Source excerpt =

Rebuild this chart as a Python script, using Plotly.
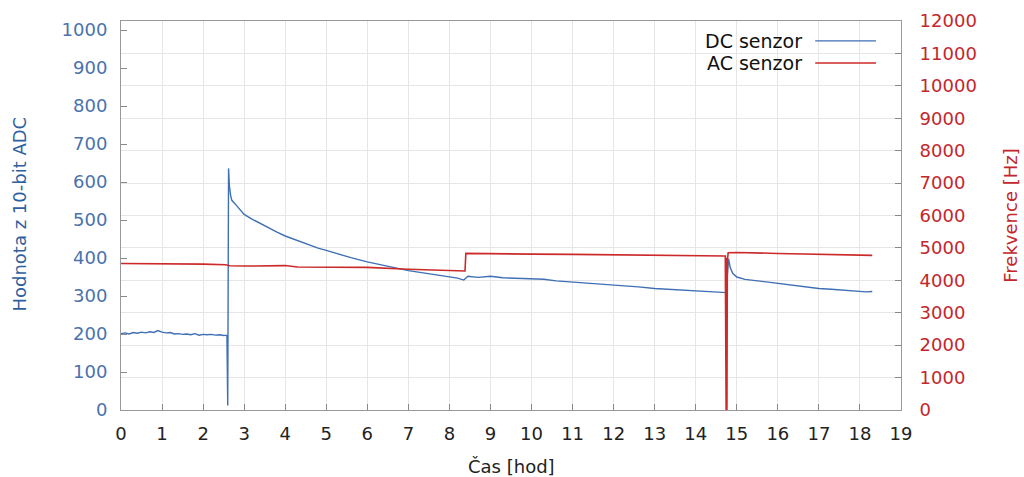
import plotly.graph_objects as go

# DC senzor (ADC value) vs time [h]
dc_t = [0.0, 0.1, 0.2, 0.3, 0.4, 0.5, 0.6, 0.7, 0.8, 0.9, 1.0, 1.1, 1.2, 1.3, 1.4, 1.5,
        1.6, 1.7, 1.8, 1.9, 2.0, 2.1, 2.2, 2.3, 2.4, 2.5, 2.58, 2.6, 2.62, 2.64, 2.67,
        2.7, 2.8, 2.9, 3.0, 3.2, 3.4, 3.6, 3.8, 4.0, 4.2, 4.4, 4.6, 4.8, 5.0, 5.3, 5.6,
        6.0, 6.3, 6.6, 7.0, 7.3, 7.6, 8.0, 8.2, 8.35, 8.45, 8.7, 9.0, 9.3, 9.6, 10.0,
        10.3, 10.6, 11.0, 11.3, 11.6, 12.0, 12.3, 12.6, 13.0, 13.3, 13.6, 14.0, 14.3,
        14.6, 14.74, 14.8, 14.84, 14.9, 15.0, 15.2, 15.5, 15.8, 16.0, 16.3, 16.6, 17.0,
        17.3, 17.6, 18.0, 18.15, 18.3]
dc_v = [201, 203, 200, 204, 202, 205, 203, 206, 204, 209, 205, 203, 204, 200, 201, 199,
        200, 198, 201, 197, 199, 198, 199, 197, 198, 196, 197, 12, 636, 590, 565,
        552, 540, 527, 515, 502, 490, 478, 468, 458, 450, 441, 433, 426, 420, 410, 401,
        390, 382, 376, 367, 362, 356, 350, 347, 342, 352, 349, 352, 348, 347, 346,
        344, 340, 337, 335, 332, 330, 326, 324, 320, 318, 317, 314, 312,
        310, 309, 398, 375, 360, 350, 344, 340, 337, 333, 329, 326, 320,
        318, 316, 313, 311, 312]

# AC senzor (frequency Hz) vs time [h]
ac_t = [0.0, 1.0, 2.0, 2.55, 2.65, 3.0, 3.5, 4.0, 4.3, 5.0, 6.0, 7.0, 8.0, 8.38, 8.4,
        9.0, 10.0, 11.0, 12.0, 13.0, 14.0, 14.72, 14.74, 14.75, 14.76, 14.77, 14.79,
        15.0, 16.0, 17.0, 18.0, 18.3]
ac_v = [4520, 4515, 4500, 4480, 4450, 4440, 4445, 4455, 4410, 4400, 4400, 4340, 4300, 4290, 4830,
        4830, 4810, 4800, 4790, 4780, 4770, 4750, 0, 4700, 0, 4600, 4850,
        4860, 4830, 4800, 4780, 4770]

x_ticks = list(range(0, 20))
y1_ticks = list(range(0, 1001, 100))
y2_ticks = list(range(0, 12001, 1000))
y2_labels = [str(v) for v in y2_ticks]

BLUE = "#3f6fb5"
BLUE_TXT = "#4a72ad"
RED = "#cc2a2a"
RED_TXT = "#c4262b"
FONT = "DejaVu Sans"

fig = go.Figure()
fig.add_trace(go.Scatter(x=dc_t, y=dc_v, mode="lines", name="DC senzor",
                         line=dict(color=BLUE, width=1.4), yaxis="y"))
fig.add_trace(go.Scatter(x=ac_t, y=ac_v, mode="lines", name="AC senzor",
                         line=dict(color=RED, width=1.6), yaxis="y2"))

fig.update_layout(
    width=1024, height=477,
    margin=dict(l=121, r=123, t=21, b=67),
    paper_bgcolor="white", plot_bgcolor="white",
    showlegend=False,
    font=dict(family=FONT, size=18, color="#222"),
    xaxis=dict(range=[0, 19], tickvals=x_ticks, ticks="inside", ticklen=6,
               tickcolor="#888", showgrid=True, gridcolor="#e6e6e6", gridwidth=1,
               showline=True, linecolor="#999", linewidth=1, mirror=True,
               zeroline=False, automargin=False, ticklabelstandoff=7,
               tickfont=dict(size=18, color="#222")),
    yaxis=dict(range=[0, 1024], tickvals=y1_ticks, ticks="inside", ticklen=6,
               tickcolor="#888", showgrid=False, zeroline=False, automargin=False,
               showline=True, linecolor="#999", linewidth=1, ticklabelstandoff=9,
               tickfont=dict(size=18, color=BLUE_TXT)),
    yaxis2=dict(range=[0, 12000], tickvals=y2_ticks, ticktext=y2_labels,
                overlaying="y", side="right", automargin=False,
                ticks="inside", ticklen=6, tickcolor="#888", ticklabelstandoff=14,
                showgrid=True, gridcolor="#e6e6e6", gridwidth=1, zeroline=False,
                showline=True, linecolor="#999", linewidth=1,
                tickfont=dict(size=18, color=RED_TXT)),
)

# axis titles
fig.add_annotation(xref="paper", yref="paper", x=0.5, y=-0.144, text="Čas [hod]",
                   showarrow=False, xanchor="center", yanchor="middle",
                   font=dict(family=FONT, size=18, color="#222"))
fig.add_annotation(xref="paper", yref="paper", x=-0.1295, y=0.505, text="Hodnota z 10-bit ADC",
                   showarrow=False, xanchor="center", yanchor="middle", textangle=-90,
                   font=dict(family=FONT, size=18, color="#2f5f9e"))
fig.add_annotation(xref="paper", yref="paper", x=1.140, y=0.5, text="Frekvence [Hz]",
                   showarrow=False, xanchor="center", yanchor="middle", textangle=-90,
                   font=dict(family=FONT, size=18, color=RED_TXT))

# gnuplot-style legend: text then line sample
legend_items = [("DC senzor", BLUE, 0.949), ("AC senzor", RED, 0.892)]
for name, col, yy in legend_items:
    fig.add_annotation(xref="paper", yref="paper", x=0.875, y=yy, text=name,
                       showarrow=False, xanchor="right", yanchor="middle",
                       font=dict(family=FONT, size=19, color="#111"))
    fig.add_shape(type="line", xref="paper", yref="paper", x0=0.890, x1=0.968,
                  y0=yy, y1=yy, line=dict(color=col, width=1.4))

fig.write_html("out.html", config={"displayModeBar": False},
               post_script="document.body.style.margin='0';document.body.style.overflow='hidden';")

What the exercise asks =
Exactly as they appear, print the lines of the listing above from its first line through the line that contains "import plotly.graph_objects as go", minus the pictures.

Output of the task =
Rebuild this chart as a Python script, using Plotly.
import plotly.graph_objects as go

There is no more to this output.